### YOUR TASK
Quote from the first line below through the line that contains "(0,0) rectangle (1173,718);", both included, and leave the pictures out.

+ + +

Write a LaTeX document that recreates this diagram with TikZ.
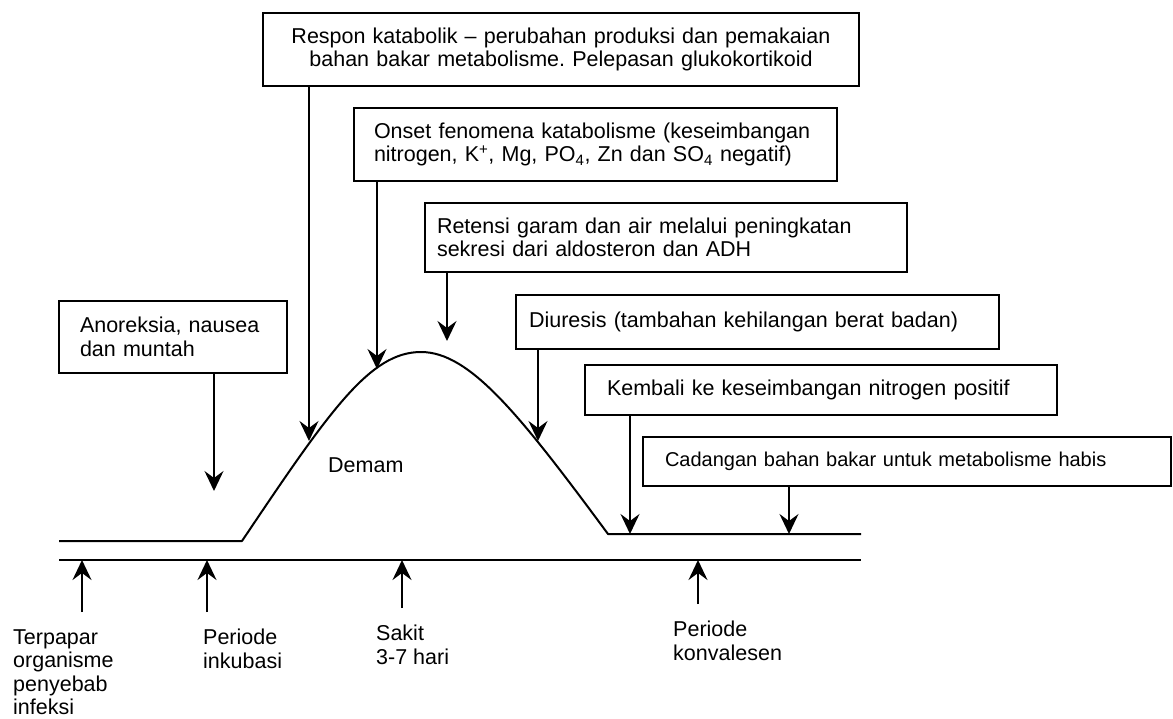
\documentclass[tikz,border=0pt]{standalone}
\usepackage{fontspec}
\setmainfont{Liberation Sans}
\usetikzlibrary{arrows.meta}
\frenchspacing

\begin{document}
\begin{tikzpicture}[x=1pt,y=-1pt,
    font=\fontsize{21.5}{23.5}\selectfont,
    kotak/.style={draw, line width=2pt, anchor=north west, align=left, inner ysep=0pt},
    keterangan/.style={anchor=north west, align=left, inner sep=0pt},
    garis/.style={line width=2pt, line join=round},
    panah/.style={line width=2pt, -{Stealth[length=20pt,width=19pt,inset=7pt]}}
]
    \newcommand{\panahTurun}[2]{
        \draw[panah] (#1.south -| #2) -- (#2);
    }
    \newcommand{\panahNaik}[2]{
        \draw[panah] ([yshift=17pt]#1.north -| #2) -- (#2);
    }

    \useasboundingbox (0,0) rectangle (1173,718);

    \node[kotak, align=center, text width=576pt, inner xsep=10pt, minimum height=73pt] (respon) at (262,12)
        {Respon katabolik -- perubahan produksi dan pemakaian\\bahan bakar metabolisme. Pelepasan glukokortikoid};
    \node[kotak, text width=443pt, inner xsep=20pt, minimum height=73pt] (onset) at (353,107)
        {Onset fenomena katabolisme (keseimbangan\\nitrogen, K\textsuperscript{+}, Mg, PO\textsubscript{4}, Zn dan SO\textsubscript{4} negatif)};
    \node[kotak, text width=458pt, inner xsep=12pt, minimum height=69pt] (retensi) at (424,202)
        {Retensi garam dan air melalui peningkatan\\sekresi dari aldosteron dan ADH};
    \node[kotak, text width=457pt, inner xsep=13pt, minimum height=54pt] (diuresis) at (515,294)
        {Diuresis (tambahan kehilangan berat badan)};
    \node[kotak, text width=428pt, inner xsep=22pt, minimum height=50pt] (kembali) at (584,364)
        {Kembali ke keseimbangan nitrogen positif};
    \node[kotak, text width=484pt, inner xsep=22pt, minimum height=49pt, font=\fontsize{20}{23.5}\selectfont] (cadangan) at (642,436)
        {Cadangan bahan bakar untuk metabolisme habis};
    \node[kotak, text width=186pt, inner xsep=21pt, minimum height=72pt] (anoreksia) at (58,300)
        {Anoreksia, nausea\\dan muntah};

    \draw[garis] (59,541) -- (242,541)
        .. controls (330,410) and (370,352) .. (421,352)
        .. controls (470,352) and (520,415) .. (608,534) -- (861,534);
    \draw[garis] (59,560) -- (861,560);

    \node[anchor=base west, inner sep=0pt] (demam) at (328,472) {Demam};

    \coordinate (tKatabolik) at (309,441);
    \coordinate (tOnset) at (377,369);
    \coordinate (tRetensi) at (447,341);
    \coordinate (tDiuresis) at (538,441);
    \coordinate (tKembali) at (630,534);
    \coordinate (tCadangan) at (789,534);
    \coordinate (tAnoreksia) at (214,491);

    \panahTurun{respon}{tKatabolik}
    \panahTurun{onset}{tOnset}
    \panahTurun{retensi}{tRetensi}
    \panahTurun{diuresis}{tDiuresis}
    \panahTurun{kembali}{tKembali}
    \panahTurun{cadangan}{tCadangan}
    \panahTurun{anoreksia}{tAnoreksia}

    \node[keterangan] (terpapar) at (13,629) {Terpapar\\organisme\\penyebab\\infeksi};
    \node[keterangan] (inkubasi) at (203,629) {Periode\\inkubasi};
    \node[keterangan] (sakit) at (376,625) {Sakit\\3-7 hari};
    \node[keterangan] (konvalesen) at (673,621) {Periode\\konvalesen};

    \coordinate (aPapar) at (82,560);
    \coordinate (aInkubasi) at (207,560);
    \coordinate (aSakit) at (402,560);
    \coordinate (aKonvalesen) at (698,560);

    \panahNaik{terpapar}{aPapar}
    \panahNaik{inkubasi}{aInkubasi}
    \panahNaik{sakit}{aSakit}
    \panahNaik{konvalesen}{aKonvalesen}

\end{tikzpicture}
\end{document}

+ + +

### REPLY TO THE TASK
Write a LaTeX document that recreates this diagram with TikZ.
\documentclass[tikz,border=0pt]{standalone}
\usepackage{fontspec}
\setmainfont{Liberation Sans}
\usetikzlibrary{arrows.meta}
\frenchspacing

\begin{document}
\begin{tikzpicture}[x=1pt,y=-1pt,
    font=\fontsize{21.5}{23.5}\selectfont,
    kotak/.style={draw, line width=2pt, anchor=north west, align=left, inner ysep=0pt},
    keterangan/.style={anchor=north west, align=left, inner sep=0pt},
    garis/.style={line width=2pt, line join=round},
    panah/.style={line width=2pt, -{Stealth[length=20pt,width=19pt,inset=7pt]}}
]
    \newcommand{\panahTurun}[2]{
        \draw[panah] (#1.south -| #2) -- (#2);
    }
    \newcommand{\panahNaik}[2]{
        \draw[panah] ([yshift=17pt]#1.north -| #2) -- (#2);
    }

    \useasboundingbox (0,0) rectangle (1173,718);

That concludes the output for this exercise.